The state of Florida is still the worst state to file a claim for unemployment insurance.
Last year, Ambient Reads covered the issues plaguing unemployment which persisted after the outdated system couldn’t handle the influx of new and returning unemployment applicants. While it’s understandable the influx and overload on servers was too much for servers and employees in any state to handle — its theorized that the system’s User Interface (UI) was purposely designed to return errors and generally frustrate claimants in a process which became exacerbated network and timeout issues. I worked there and I was specifically told not to mention that the system had any such errors.
No benefits available yet
The Department of Economic Opportunity announced the Continued Assistance Act would be available for PEUC applicants who exhausted their [state] benefits.
However, many applicants have said this option is not available to them. It’s been an ongoing situation and mirrors benefits being unavailable for weeks for Floridians.
The state’s recommendations
The state has made the same recommendations as before: make sure your information is up-to-date; log-in every 48 hours to access any action if you have to take into your account; and don’t re-apply if you’ve already filed a claim.
As mentioned before, I worked for the Department of Economic Opportunity (DEO), but they keep their technical process secret for security reasons.
While claimants can call in, there’s little-to-nothing call center employees can do.
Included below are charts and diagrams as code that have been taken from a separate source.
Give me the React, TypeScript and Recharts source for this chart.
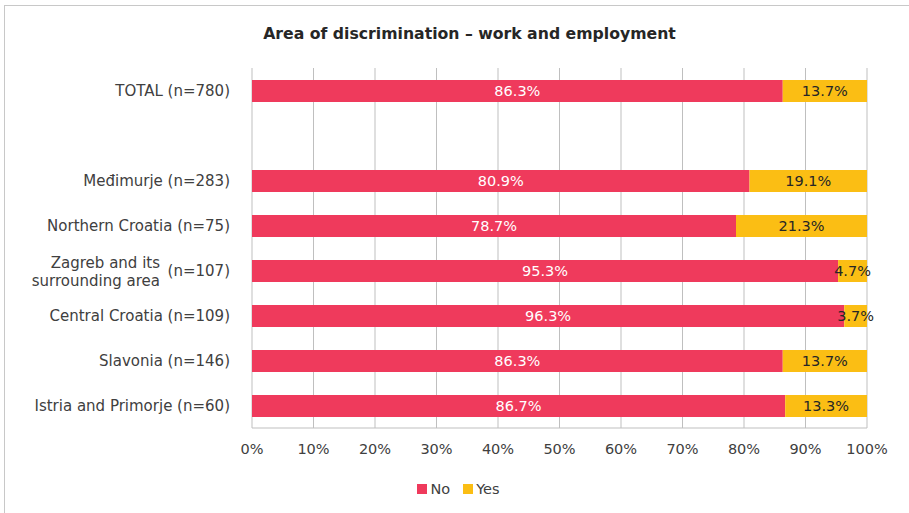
import React from "react";
import { BarChart, Bar, XAxis, YAxis, CartesianGrid, Legend, LabelList } from "recharts";

const categories = [
  "TOTAL",
  "",
  "Međimurje",
  "Northern Croatia",
  "Zagreb and its\nsurrounding area",
  "Central Croatia",
  "Slavonia",
  "Istria and Primorje",
];
const sampleSizes: (number | null)[] = [780, null, 283, 75, 107, 109, 146, 60];
const noValues: (number | null)[] = [86.3, null, 80.9, 78.7, 95.3, 96.3, 86.3, 86.7];
const yesValues: (number | null)[] = [13.7, null, 19.1, 21.3, 4.7, 3.7, 13.7, 13.3];
const xTicks = [0, 10, 20, 30, 40, 50, 60, 70, 80, 90, 100];

const RED = "#EF3A5C";
const YELLOW = "#FBBE14";
const FONT = "'DejaVu Sans', sans-serif";

const data = categories.map((c, i) => ({
  key: `cat${i}`,
  name: c,
  n: sampleSizes[i],
  No: noValues[i],
  Yes: yesValues[i],
}));

const CategoryTick = (props: any) => {
  const { x, y, payload } = props;
  const idx = data.findIndex((d) => d.key === payload.value);
  const d = data[idx];
  if (!d || !d.name) return null;
  const nLabel = `(n=${d.n})`;
  const lines = d.name.split("\n");
  if (lines.length === 1) {
    return (
      <text x={x} y={y} dy="0.35em" textAnchor="end" fontSize={15} fill="#404040" fontFamily={FONT}>
        {`${d.name} ${nLabel}`}
      </text>
    );
  }
  return (
    <g>
      <text x={x} y={y} dy="0.35em" textAnchor="end" fontSize={15} fill="#404040" fontFamily={FONT}>
        {nLabel}
      </text>
      <text x={x - 70} y={y} textAnchor="end" fontSize={15} fill="#404040" fontFamily={FONT}>
        {lines.map((l: string, i: number) => (
          <tspan key={i} x={x - 70} dy={i === 0 ? "-0.15em" : "1.2em"}>
            {l}
          </tspan>
        ))}
      </text>
    </g>
  );
};

const fmt = (v: any) => (v == null ? "" : `${Number(v).toFixed(1)}%`);

const LegendContent = () => (
  <div
    style={{
      display: "flex",
      justifyContent: "center",
      alignItems: "center",
      fontFamily: FONT,
      fontSize: 14.5,
      lineHeight: "18px",
      color: "#404040",
      paddingLeft: 50,
      paddingTop: 22,
    }}
  >
    <span style={{ display: "inline-block", width: 10, height: 10, background: RED, marginRight: 3 }} />
    <span style={{ marginRight: 13 }}>No</span>
    <span style={{ display: "inline-block", width: 10, height: 10, background: YELLOW, marginRight: 3 }} />
    <span>Yes</span>
  </div>
);

export default function App() {
  return (
    <div style={{ position: "absolute", left: 0, top: 0, width: 909, height: 513, background: "#fff", overflow: "hidden" }}>
      <div
        style={{
          position: "absolute",
          left: 4,
          top: 5,
          width: 940,
          height: 540,
          border: "1px solid #c8c8c8",
        }}
      />
      <div
        style={{
          position: "absolute",
          left: 0,
          width: 939,
          top: 24,
          textAlign: "center",
          fontFamily: FONT,
          fontWeight: 700,
          fontSize: 15.7,
          color: "#262626",
        }}
      >
        Area of discrimination – work and employment
      </div>
      <div style={{ position: "absolute", left: 0, top: 0 }}>
        <BarChart
          width={909}
          height={513}
          data={data}
          layout="vertical"
          margin={{ top: 68, right: 42, bottom: 13, left: 0 }}
          barSize={22}
        >
          <CartesianGrid horizontal={false} vertical={true} stroke="#bfbfbf" />
          <XAxis
            type="number"
            domain={[0, 100]}
            ticks={xTicks}
            tickFormatter={(v) => `${v}%`}
            axisLine={{ stroke: "#bfbfbf" }}
            tickLine={false}
            tickSize={6}
            tickMargin={10}
            height={30}
            tick={{ fontSize: 14.5, fill: "#404040", fontFamily: FONT }}
            interval={0}
          />
          <YAxis
            type="category"
            dataKey="key"
            width={252}
            axisLine={false}
            tickLine={false}
            tickSize={0}
            tickMargin={22}
            tick={<CategoryTick />}
            interval={0}
          />
          <Legend content={<LegendContent />} verticalAlign="bottom" height={42} />
          <Bar dataKey="No" stackId="a" fill={RED} isAnimationActive={false}>
            <LabelList dataKey="No" position="center" formatter={fmt} fill="#ffffff" fontSize={14.5} fontFamily={FONT} />
          </Bar>
          <Bar dataKey="Yes" stackId="a" fill={YELLOW} isAnimationActive={false}>
            <LabelList dataKey="Yes" position="center" formatter={fmt} fill="#262626" fontSize={14.5} fontFamily={FONT} />
          </Bar>
        </BarChart>
      </div>
    </div>
  );
}
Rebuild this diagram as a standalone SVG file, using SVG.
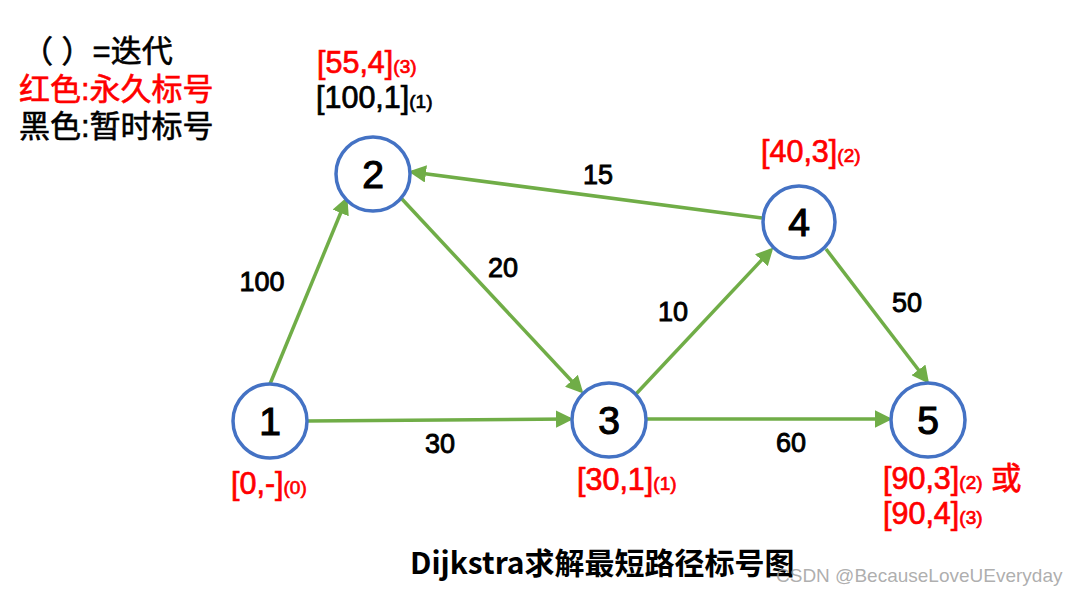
<svg xmlns="http://www.w3.org/2000/svg" width="1076" height="596" viewBox="0 0 1076 596">
<style>
.n circle{fill:#fff;stroke:#4472C4;stroke-width:3.5}
.n text{font-family:"Liberation Sans","Noto Sans CJK SC",sans-serif;font-size:39px;text-anchor:middle;fill:#000;stroke:#000;stroke-width:1.2}
.e line{stroke:#70AD47;stroke-width:3.5;marker-end:url(#ah)}
.el{font-family:"Liberation Sans","Noto Sans CJK SC",sans-serif;font-size:27px;fill:#000;stroke:#000;stroke-width:0.9;text-anchor:middle}
.t{font-family:"Liberation Sans","Noto Sans CJK SC",sans-serif;font-size:30.5px;stroke-width:0.7}
.lg{font-family:"Liberation Sans","Noto Sans CJK SC",sans-serif;font-size:31px;stroke-width:0.6}
.s{font-size:19px}
.r{fill:#FF0000;stroke:#FF0000}
.k{fill:#000;stroke:#000}
</style>
<defs>
<marker id="ah" markerWidth="5" markerHeight="5" refX="4" refY="2.5" orient="auto" markerUnits="strokeWidth">
<path d="M0,0 L5,2.5 L0,5 z" fill="#70AD47"/>
</marker>
</defs>
<rect width="1076" height="596" fill="#fff"/>
<g id="legend" class="lg">
<text x="22" y="62" class="k">（ ）=迭代</text>
<text x="19" y="100" class="r">红色:永久标号</text>
<text x="19" y="137" class="k">黑色:暂时标号</text>
</g>
<g id="edges" class="e">
<line x1="270" y1="384" x2="346" y2="200"/>
<line x1="307" y1="421" x2="570" y2="419"/>
<line x1="401" y1="198" x2="581" y2="391"/>
<line x1="636" y1="394" x2="771" y2="250"/>
<line x1="646" y1="419" x2="889" y2="419"/>
<line x1="762" y1="218" x2="412" y2="172"/>
<line x1="826" y1="249" x2="927" y2="381"/>
</g>
<g id="edge-labels" class="el">
<text x="262" y="291">100</text>
<text x="440" y="453">30</text>
<text x="503" y="277">20</text>
<text x="673" y="321">10</text>
<text x="791" y="452">60</text>
<text x="598" y="184">15</text>
<text x="907" y="312">50</text>
</g>
<g id="node1" class="n"><circle cx="270" cy="421" r="37"/><text x="270" y="435">1</text></g>
<g id="node2" class="n"><circle cx="373" cy="174" r="37"/><text x="373" y="188">2</text></g>
<g id="node3" class="n"><circle cx="609" cy="420" r="37"/><text x="609" y="434">3</text></g>
<g id="node4" class="n"><circle cx="799" cy="222" r="36"/><text x="799" y="236">4</text></g>
<g id="node5" class="n"><circle cx="928" cy="420" r="37"/><text x="928" y="434">5</text></g>
<g id="labels" class="t">
<text x="317" y="73" class="r">[55,4]<tspan class="s">(3)</tspan></text>
<text x="316" y="108" class="k">[100,1]<tspan class="s">(1)</tspan></text>
<text x="761" y="162" class="r">[40,3]<tspan class="s">(2)</tspan></text>
<text x="231" y="494" class="r">[0,-]<tspan class="s">(0)</tspan></text>
<text x="577" y="490" class="r">[30,1]<tspan class="s">(1)</tspan></text>
<text x="883" y="489" class="r">[90,3]<tspan class="s">(2)</tspan> 或</text>
<text x="883" y="524" class="r">[90,4]<tspan class="s">(3)</tspan></text>
</g>
<text x="410" y="574" font-family="'Noto Sans CJK SC',sans-serif" font-size="30" font-weight="bold" fill="#000">Dijkstra求解最短路径标号图</text>
<text x="776" y="582" font-family="'Liberation Sans','Noto Sans CJK SC',sans-serif" font-size="19" fill="#999" fill-opacity="0.8">CSDN @BecauseLoveUEveryday</text>
</svg>
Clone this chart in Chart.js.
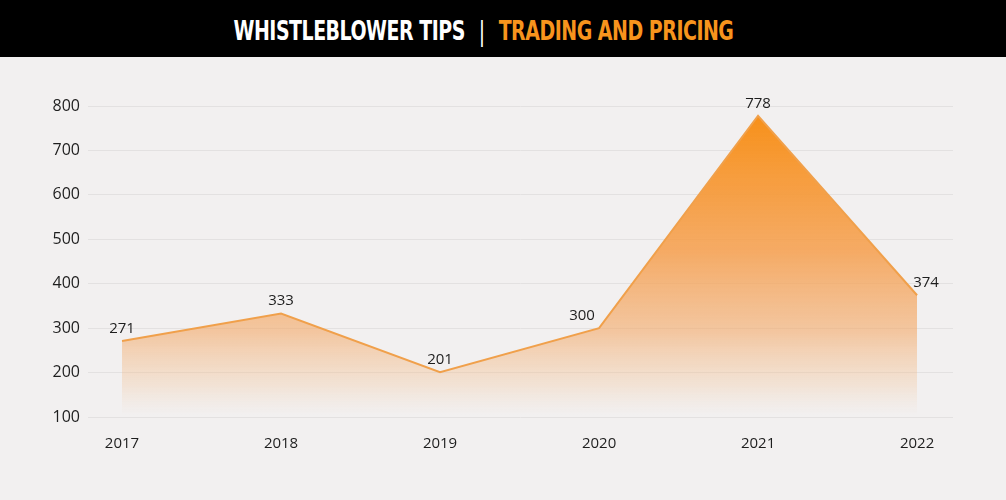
<!DOCTYPE html>
<html>
<head>
<meta charset="utf-8">
<script src="https://cdn.jsdelivr.net/npm/chart.js@4"></script>
<style>
    html, body { margin: 0; padding: 0; background: #f2f0f0; }
    #header {
        height: 57px; background: #000; color: #fff;
        text-align: center; padding-right: 40px; overflow: hidden;
    }
    #header .title {
        display: inline-block;
        font-family: "DejaVu Sans Condensed", "DejaVu Sans", sans-serif;
        font-weight: bold; font-size: 27px; line-height: 62px;
        letter-spacing: -0.6px; transform: scaleX(0.78); transform-origin: center;
        white-space: nowrap;
    }
    #header .sep { font-weight: normal; margin: 0 10px; }
    #header .sub { color: #f7941d; }
    #wrap { width: 1006px; height: 443px; }
</style>
</head>
<body>
<div id="header"><span class="title">WHISTLEBLOWER TIPS <span class="sep">|</span> <span class="sub">TRADING AND PRICING</span></span></div>
<div id="wrap"><canvas id="tipsChart"></canvas></div>
<script>
// --- Dados ---
const years = [2017, 2018, 2019, 2020, 2021, 2022];
const tips = [271, 333, 201, 300, 778, 374];
const yTicks = [100, 200, 300, 400, 500, 600, 700, 800];

const ORANGE = '#f0a04b';

// rótulos de valor acima de cada ponto
const valueLabels = {
    id: 'valueLabels',
    afterDatasetsDraw(chart) {
        const ctx = chart.ctx;
        const meta = chart.getDatasetMeta(0);
        const shift = [0, 0, 0, -17, 0, 9]; // pequenos ajustes horizontais
        ctx.save();
        ctx.font = '15px "Open Sans", sans-serif';
        ctx.fillStyle = '#1e1e1e';
        ctx.textAlign = 'center';
        ctx.textBaseline = 'bottom';
        meta.data.forEach((pt, i) => {
            ctx.fillText(String(tips[i]), pt.x + shift[i], pt.y - 5);
        });
        ctx.restore();
    }
};

function fillGradient(context) {
    const chart = context.chart;
    if (!chart.chartArea) return 'rgba(247,147,30,0.5)';
    const y = chart.scales.y;
    const g = chart.ctx.createLinearGradient(0, y.getPixelForValue(770), 0, y.getPixelForValue(105));
    g.addColorStop(0, 'rgba(247,145,28,1)');
    g.addColorStop(0.45, 'rgba(245,160,80,0.87)');
    g.addColorStop(0.72, 'rgba(243,172,110,0.62)');
    g.addColorStop(0.9, 'rgba(243,195,150,0.3)');
    g.addColorStop(1, 'rgba(243,210,180,0)');
    return g;
}

new Chart(document.getElementById('tipsChart'), {
    type: 'line',
    data: {
        datasets: [{
            data: years.map((yr, i) => ({ x: yr, y: tips[i] })),
            borderColor: ORANGE,
            borderWidth: 2,
            backgroundColor: fillGradient,
            fill: { value: 100 },
            pointRadius: 0,
            tension: 0
        }]
    },
    options: {
        responsive: true,
        maintainAspectRatio: false,
        animation: false,
        layout: { padding: { top: 49, right: 53, left: 0, bottom: 0 } },
        plugins: { legend: { display: false }, tooltip: { enabled: false } },
        scales: {
            x: {
                type: 'linear',
                min: 2016.786,
                max: 2022.226,
                afterBuildTicks: (scale) => { scale.ticks = years.map(v => ({ value: v })); },
                afterFit: (scale) => { scale.height = 83; },
                grid: { display: false },
                border: { display: false },
                ticks: {
                    padding: 10,
                    color: '#1e1e1e',
                    font: { family: '"Open Sans", sans-serif', size: 15 },
                    callback: (v) => String(v)
                }
            },
            y: {
                min: 100,
                max: 800,
                afterBuildTicks: (scale) => { scale.ticks = yTicks.map(v => ({ value: v })); },
                afterFit: (scale) => { scale.width = 88; },
                grid: { color: '#e3e1e1', lineWidth: 1, drawTicks: false },
                border: { display: false },
                ticks: {
                    padding: 8,
                    color: '#1e1e1e',
                    font: { family: '"Open Sans", sans-serif', size: 16 }
                }
            }
        }
    },
    plugins: [valueLabels]
});
</script>
</body>
</html>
The state essentially hired dozens of contract workers to quell the complaints, anger, and demands from claimants as the DEO scrambled to fix internal issues.
What you can do
Don’t depend on receiving any benefits from the state any time soon or contacting anyone with information specific to when you’ll be paid out. Only call if you have eligibility issues, missing documents, issues registering, etc. If you can work, keep looking for work. Try gig work and try to budget your money as tightly as possible and explore government assistant programs.
There are rumors the state won’t start distributing benefits for another 4 weeks for at least 27 percent of claimants (including new claimants), but I haven’t been able to independently verify this. With the government still in negotiations for a stimulus check, too, there’s going to be a lot of uncertainty in the next several weeks.